Here are some tips for selecting and eating foods that are more healthful to your teeth:
• Keep fruits, vegetables, nuts and seeds in your house to offer as "healthy snacks" instead of carbohydrates. Buy foods that are sugar-free or unsweetened or preferably natural such as whole foods like fruits, vegetables, nuts and seeds. Choose fruits and vegetables that contain a high volume of water, such as pears, melons, celery, and cucumbers. Limit bananas and raisins, as these contain concentrated sugar. You should brush immediately after eating fruits.
• Avoid sticky, chewy foods. Foods that cling to your teeth promote tooth decay. So when you snack, avoid soft, sweet, sticky foods such as cakes, candy and dried fruits. Instead, choose healthy foods such as nuts, seeds, raw vegetables, and plain yogurt. Try to brush teeth immediately after eating.

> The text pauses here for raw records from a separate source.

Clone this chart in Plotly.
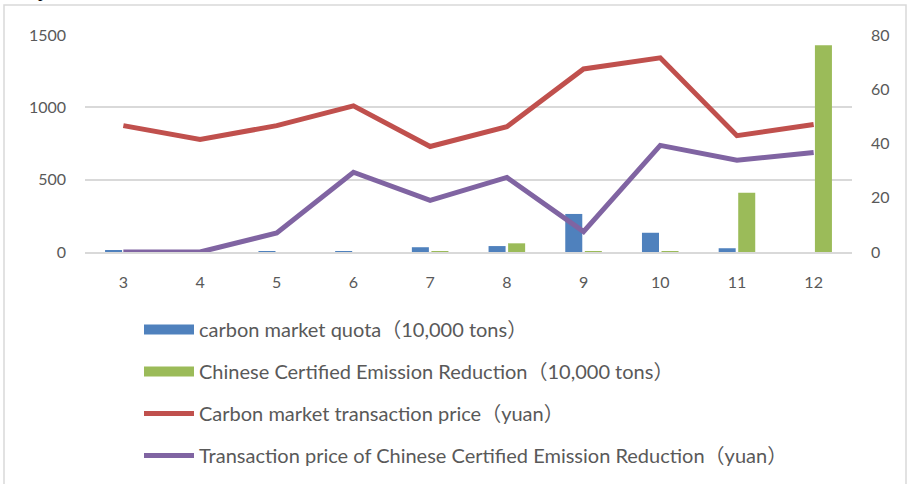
import plotly.graph_objects as go

months = ["3", "4", "5", "6", "7", "8", "9", "10", "11", "12"]
quota = [7, 0, 5, 5, 33, 41, 263, 133, 26, 0]
ccer = [0, 0, 0, 0, 3, 60, 2, 2, 410, 1430]
quota_price = [46.6, 41.5, 46.6, 53.9, 38.9, 46.2, 67.5, 71.6, 42.9, 47.0]
ccer_price = [0, 0, 7.0, 29.4, 19.0, 27.5, 7.5, 39.3, 33.8, 36.7]

names = [
    "carbon market quota（10,000 tons）",
    "Chinese Certified Emission Reduction（10,000 tons）",
    "Carbon market transaction price（yuan）",
    "Transaction price of Chinese Certified Emission Reduction（yuan）",
]
BLUE, GREEN, RED, PURPLE = "#4f81bd", "#9bbb59", "#c0504d", "#8064a2"
GRAY = "#595959"
GRID = "#d9d9d9"

fig = go.Figure()
fig.add_trace(go.Bar(x=months, y=quota, marker=dict(color=BLUE, line=dict(width=0)),
                     showlegend=False, yaxis="y"))
fig.add_trace(go.Bar(x=months, y=ccer, marker=dict(color=GREEN, line=dict(width=0)),
                     showlegend=False, yaxis="y"))
fig.add_trace(go.Scatter(x=months, y=quota_price, mode="lines", line=dict(color=RED, width=5),
                         showlegend=False, yaxis="y2"))
fig.add_trace(go.Scatter(x=months, y=ccer_price, mode="lines", line=dict(color=PURPLE, width=5),
                         showlegend=False, yaxis="y2"))

# legend entries
for nm, col, w in zip(names, [BLUE, GREEN, RED, PURPLE], [10, 10, 5, 5]):
    fig.add_trace(go.Scatter(x=[None], y=[None], mode="lines", name=nm,
                             line=dict(color=col, width=w), legendgroup=nm, yaxis="y2"))

W, H = 909, 484
L, R, T, B = 85, 57, 35, 232
pw, ph = W - L - R, H - T - B

def px_x(p):
    return (p - L) / pw

def px_y(p):
    return (H - B - p) / ph

fig.update_layout(
    width=W, height=H,
    margin=dict(l=L, r=R, t=T, b=B, autoexpand=False),
    paper_bgcolor="white", plot_bgcolor="white",
    font=dict(family="Lato, 'Noto Sans CJK SC', sans-serif", color=GRAY, size=16),
    barmode="group", bargap=0.49, bargroupgap=0.13,
    xaxis=dict(type="category", showgrid=False, showline=True, linecolor=GRID, linewidth=1.5,
               ticks="", tickfont=dict(size=16, color=GRAY), ticklabelstandoff=15),
    yaxis=dict(range=[0, 1500], tickvals=[0, 500, 1000, 1500], showgrid=True, gridcolor=GRID,
               gridwidth=1.5, zeroline=False, showline=False, ticks="",
               tickfont=dict(size=16, color=GRAY), ticklabelstandoff=18),
    yaxis2=dict(range=[0, 80], tickvals=[0, 20, 40, 60, 80], overlaying="y", side="right",
                showgrid=False, zeroline=False, showline=False, ticks="",
                tickfont=dict(size=16, color=GRAY), ticklabelstandoff=18),
    legend=dict(orientation="v", x=px_x(139), y=px_y(310), xanchor="left", yanchor="top",
                traceorder="grouped", tracegroupgap=13, bgcolor="rgba(0,0,0,0)",
                font=dict(size=20, color=GRAY), itemwidth=50),
    shapes=[dict(type="rect", xref="paper", yref="paper",
                 x0=px_x(4), x1=px_x(906), y0=px_y(495), y1=px_y(5),
                 line=dict(color=GRID, width=1.5), fillcolor="rgba(0,0,0,0)", layer="below")],
    annotations=[dict(text="p", xref="paper", yref="paper", x=px_x(42), y=px_y(-9),
                      xanchor="center", yanchor="middle", showarrow=False,
                      font=dict(family="Liberation Serif", size=18, color="black"))],
)

fig.write_html("out.html")
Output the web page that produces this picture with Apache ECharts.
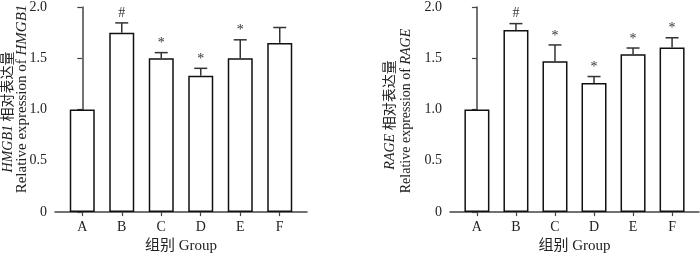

• Serve sugary treats with meals, not as snacks. If you plan to have sweets, eat them as desserts immediately following the meal. There’s usually an increased amount of saliva in the mouth around mealtime, making it easier to wash food away from teeth. The mealtime beverage also helps to wash away food particles on teeth.
• Drink plain water instead of juice or soda. Juices, sodas, and even milk contain sugar. Water does not harm the teeth and aids in washing away any food particles that may be clinging to teeth.
• Include good sources of calcium in your diet to build strong teeth. Good sources include green leafy vegetables and cruciferous vegetables like broccoli. Eating 5-8 half-cup servings of vegetables per day helps fight inflammation in the entire body.
• Avoid eating fermentable carbohydrates by themselves. When you eat fermentable carbohydrates, such as crackers, cookies and chips, eat them as part of your meal, instead of by themselves. Combinations of foods neutralize acids in the mouth and inhibit tooth decay. For example, an apple with some nut butter provides a great snack by balancing the fructose from the apple with some healthy fat and protein from the nut butter. Your snack will be just as satisfying and better for your dental health as well as balancing blood sugar with some protein.
• Get in the habit of eating as few snacks as possible. The frequency of snacking is far more important than the quantity consumed. Time between meals allows saliva to wash away food particles that bacteria would otherwise feast on. Frequent snacking, without brushing immediately afterwards, provides constant fuel to feed bacteria, which leads to plaque development and tooth decay. Try to limit snacks as much as possible and to no more than one or two a day. Brush teeth immediately after consuming the snack, if possible.
• Avoid sugary foods that linger on the teeth. Lollipops, hard candies, cough drops, and mints all contribute to tooth decay because they continuously coat the teeth with sugar.
• Never put your baby to bed with a bottle filled with milk, formula, juice, or soda. If your baby needs a bottle at bedtime, fill it with plain water.